Mina Lee is an Assistant Professor in Computer Science and Data Science Institute at the University of Chicago. Previously, she was a postdoctoral researcher in the Computational Social Science group at Microsoft Research. She received her Ph.D. in Computer Science from Stanford University in 2023.
Her research centers around Writing with AI, especially how AI is transforming our writing process, the content we produce, and our identities as writers. Concretely, she designs writing assistants, captures and analyzes human-AI interaction, evaluates the ability of AI to complement human capabilities, and develops new techniques to further enhance our productivity and creativity. Her research is at the intersection of natural language processing (NLP) and human-computer interaction (HCI).
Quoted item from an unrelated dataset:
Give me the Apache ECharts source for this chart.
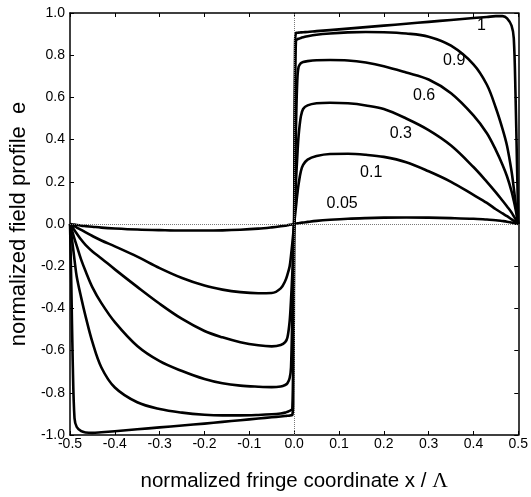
<!DOCTYPE html>
<html>
<head>
<meta charset="utf-8">
<script src="https://cdn.jsdelivr.net/npm/echarts@6/dist/echarts.min.js"></script>
<style>
  html, body { margin: 0; padding: 0; background: #fff; }
  #chart { width: 531px; height: 497px; }
</style>
</head>
<body>
<div id="chart"></div>
<script>
// Normalized fringe coordinate x / Λ (shared sampling for all profiles)
const xs = [
  -0.5, -0.497, -0.494, -0.49, -0.485, -0.475, -0.465, -0.45, -0.43, -0.4,
  -0.35, -0.3, -0.25, -0.2, -0.16, -0.12, -0.08, -0.05, -0.03, -0.02,
  -0.015, -0.01, -0.007, -0.004, -0.002,
  0,
  0.002, 0.004, 0.007, 0.01, 0.015, 0.02, 0.03, 0.05, 0.08, 0.12,
  0.16, 0.2, 0.25, 0.3, 0.35, 0.4, 0.43, 0.45, 0.465, 0.475,
  0.485, 0.49, 0.494, 0.497, 0.5
];

// Field profile e for each parameter value
const e100 = [
  0, -0.3, -0.65, -0.92, -0.962, -0.982, -0.988, -0.99, -0.987, -0.982,
  -0.973, -0.964, -0.955, -0.946, -0.938, -0.93, -0.922, -0.916, -0.912, -0.91,
  -0.909, -0.908, -0.907, -0.905, -0.85,
  0,
  0.85, 0.905, 0.906, 0.907, 0.908, 0.909, 0.91, 0.914, 0.919, 0.926,
  0.933, 0.94, 0.949, 0.958, 0.967, 0.976, 0.981, 0.985, 0.985, 0.975,
  0.94, 0.88, 0.6, 0.3, 0
];
const e090 = [
  0, -0.05, -0.1, -0.17, -0.25, -0.35, -0.44, -0.56, -0.68, -0.775,
  -0.845, -0.877, -0.894, -0.904, -0.907, -0.907, -0.905, -0.902, -0.898, -0.894,
  -0.89, -0.886, -0.882, -0.876, -0.6,
  0,
  0.6, 0.87, 0.875, 0.878, 0.882, 0.885, 0.89, 0.897, 0.903, 0.908,
  0.91, 0.909, 0.903, 0.888, 0.845, 0.757, 0.66, 0.55, 0.45, 0.37,
  0.25, 0.17, 0.1, 0.05, 0
];
const e060 = [
  0, -0.021, -0.042, -0.07, -0.104, -0.17, -0.225, -0.3, -0.375, -0.465,
  -0.578, -0.65, -0.697, -0.735, -0.755, -0.766, -0.771, -0.773, -0.77, -0.763,
  -0.755, -0.73, -0.68, -0.42, -0.2,
  0,
  0.2, 0.45, 0.68, 0.745, 0.762, 0.768, 0.772, 0.776, 0.777, 0.775,
  0.765, 0.748, 0.718, 0.685, 0.62, 0.515, 0.43, 0.35, 0.28, 0.225,
  0.155, 0.11, 0.07, 0.035, 0
];
const e030 = [
  0, -0.009, -0.018, -0.03, -0.045, -0.075, -0.1, -0.13, -0.163, -0.215,
  -0.298, -0.378, -0.45, -0.507, -0.537, -0.56, -0.575, -0.58, -0.574, -0.56,
  -0.538, -0.46, -0.36, -0.23, -0.12,
  0,
  0.1, 0.2, 0.32, 0.42, 0.51, 0.545, 0.562, 0.572, 0.575, 0.572,
  0.562, 0.545, 0.5, 0.445, 0.372, 0.27, 0.2, 0.15, 0.11, 0.083,
  0.055, 0.037, 0.022, 0.011, 0
];
const e010 = [
  0, -0.003, -0.007, -0.011, -0.017, -0.028, -0.04, -0.057, -0.078, -0.106,
  -0.155, -0.209, -0.256, -0.292, -0.311, -0.323, -0.328, -0.327, -0.305, -0.27,
  -0.24, -0.2, -0.15, -0.09, -0.045,
  0,
  0.04, 0.08, 0.14, 0.19, 0.25, 0.28, 0.305, 0.322, 0.332, 0.333,
  0.328, 0.318, 0.293, 0.25, 0.2, 0.138, 0.1, 0.07, 0.05, 0.037,
  0.022, 0.015, 0.009, 0.004, 0
];
const e005 = [
  0, -0.001, -0.002, -0.003, -0.005, -0.008, -0.01, -0.013, -0.017, -0.021,
  -0.026, -0.029, -0.031, -0.031, -0.03, -0.027, -0.022, -0.016, -0.011, -0.008,
  -0.006, -0.004, -0.003, -0.002, -0.001,
  0,
  0.001, 0.002, 0.003, 0.004, 0.006, 0.007, 0.01, 0.015, 0.02, 0.025,
  0.028, 0.03, 0.031, 0.03, 0.028, 0.025, 0.021, 0.018, 0.014, 0.011,
  0.007, 0.005, 0.003, 0.002, 0
];

const curveNames = ['1', '0.9', '0.6', '0.3', '0.1', '0.05'];
const curveValues = [e100, e090, e060, e030, e010, e005];
// Where each curve's parameter is written, in data units
const curveLabelAnchors = [
  [0.418, 0.94], [0.357, 0.775], [0.29, 0.61],
  [0.238, 0.43], [0.172, 0.243], [0.107, 0.097]
];

const FONT = '"Liberation Sans", Arial, Helvetica, sans-serif';
const fmt = v => (Math.abs(v) < 1e-9 ? '0.0' : v.toFixed(1));

const chart = echarts.init(document.getElementById('chart'), null, { renderer: 'canvas' });

const frameLine = { show: true, onZero: false, lineStyle: { color: '#000', width: 1.5 } };
const innerTicks = { show: true, inside: true, length: 4, lineStyle: { color: '#000', width: 1 } };

const lineSeries = curveValues.map((vals, i) => ({
  name: curveNames[i],
  type: 'line',
  xAxisIndex: 0,
  yAxisIndex: 0,
  data: xs.map((x, k) => [x, vals[k]]),
  showSymbol: false,
  symbol: 'none',
  smooth: 0.35,
  lineStyle: { color: '#000', width: 2.6, join: 'round' },
  z: 3,
  silent: true
}));

// Dotted zero lines through the origin
const zeroLines = {
  type: 'line',
  data: [],
  xAxisIndex: 0,
  yAxisIndex: 0,
  z: 1,
  markLine: {
    silent: true,
    symbol: ['none', 'none'],
    label: { show: false },
    lineStyle: { type: 'dotted', color: '#777', width: 1 },
    data: [{ xAxis: 0 }, { yAxis: 0 }]
  }
};

chart.setOption({
  animation: false,
  backgroundColor: '#fff',
  grid: { left: 67, right: 12, top: 13, bottom: 59, containLabel: false },
  xAxis: [
    {
      type: 'value', position: 'bottom', min: -0.5, max: 0.5, interval: 0.1,
      axisLine: frameLine, axisTick: innerTicks, splitLine: { show: false },
      axisLabel: { color: '#000', fontFamily: FONT, fontSize: 14, margin: 2, formatter: fmt },
      name: 'normalized fringe coordinate x / {g|Λ}',
      nameLocation: 'middle', nameGap: 35,
      nameTextStyle: {
        color: '#000', fontFamily: FONT, fontSize: 20.5,
        rich: { g: { fontFamily: '"Liberation Serif", "DejaVu Serif", serif', fontSize: 21.5, color: '#000' } }
      }
    },
    {
      type: 'value', position: 'top', min: -0.5, max: 0.5, interval: 0.1,
      axisLine: frameLine, axisTick: innerTicks, splitLine: { show: false },
      axisLabel: { show: false }
    }
  ],
  yAxis: [
    {
      type: 'value', position: 'left', min: -1, max: 1, interval: 0.2,
      axisLine: frameLine, axisTick: innerTicks, splitLine: { show: false },
      axisLabel: { color: '#000', fontFamily: FONT, fontSize: 14, margin: 5, formatter: fmt },
      name: 'normalized field profile  e',
      nameLocation: 'middle', nameGap: 36,
      nameTextStyle: { color: '#000', fontFamily: FONT, fontSize: 22 }
    },
    {
      type: 'value', position: 'right', min: -1, max: 1, interval: 0.2,
      axisLine: frameLine, axisTick: innerTicks, splitLine: { show: false },
      axisLabel: { show: false }
    }
  ],
  series: [zeroLines].concat(lineSeries)
});

// Parameter labels placed next to their curves
const graphics = curveNames.map((name, i) => {
  const p = chart.convertToPixel({ gridIndex: 0 }, curveLabelAnchors[i]);
  return {
    type: 'text',
    x: p[0],
    y: p[1],
    z: 10,
    style: {
      text: name,
      fill: '#000',
      font: '16px ' + FONT,
      textAlign: 'center',
      textVerticalAlign: 'middle'
    }
  };
});
chart.setOption({ graphic: graphics });
</script>
</body>
</html>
She was named one of MIT Technology Review’s Korean Innovators under 35 in 2022, and her work has been published in generalist journals (e.g., Nature Human Behavior) as well as top-tier conferences in NLP (e.g., ACL and NAACL), machine learning (e.g., NeurIPS), and HCI (e.g., CHI). Her work on human-AI collaborative writing received an Honorable Mention Award at CHI 2022 and was featured in various media outlets, including The Economist.
She has co-founded and organized workshops on Intelligent and Interactive Writing Assistants (In2Writing) and Human-centered Evaluation and Auditing of Language Models (HEAL) at ACL 2022, CHI 2023, and CHI 2024.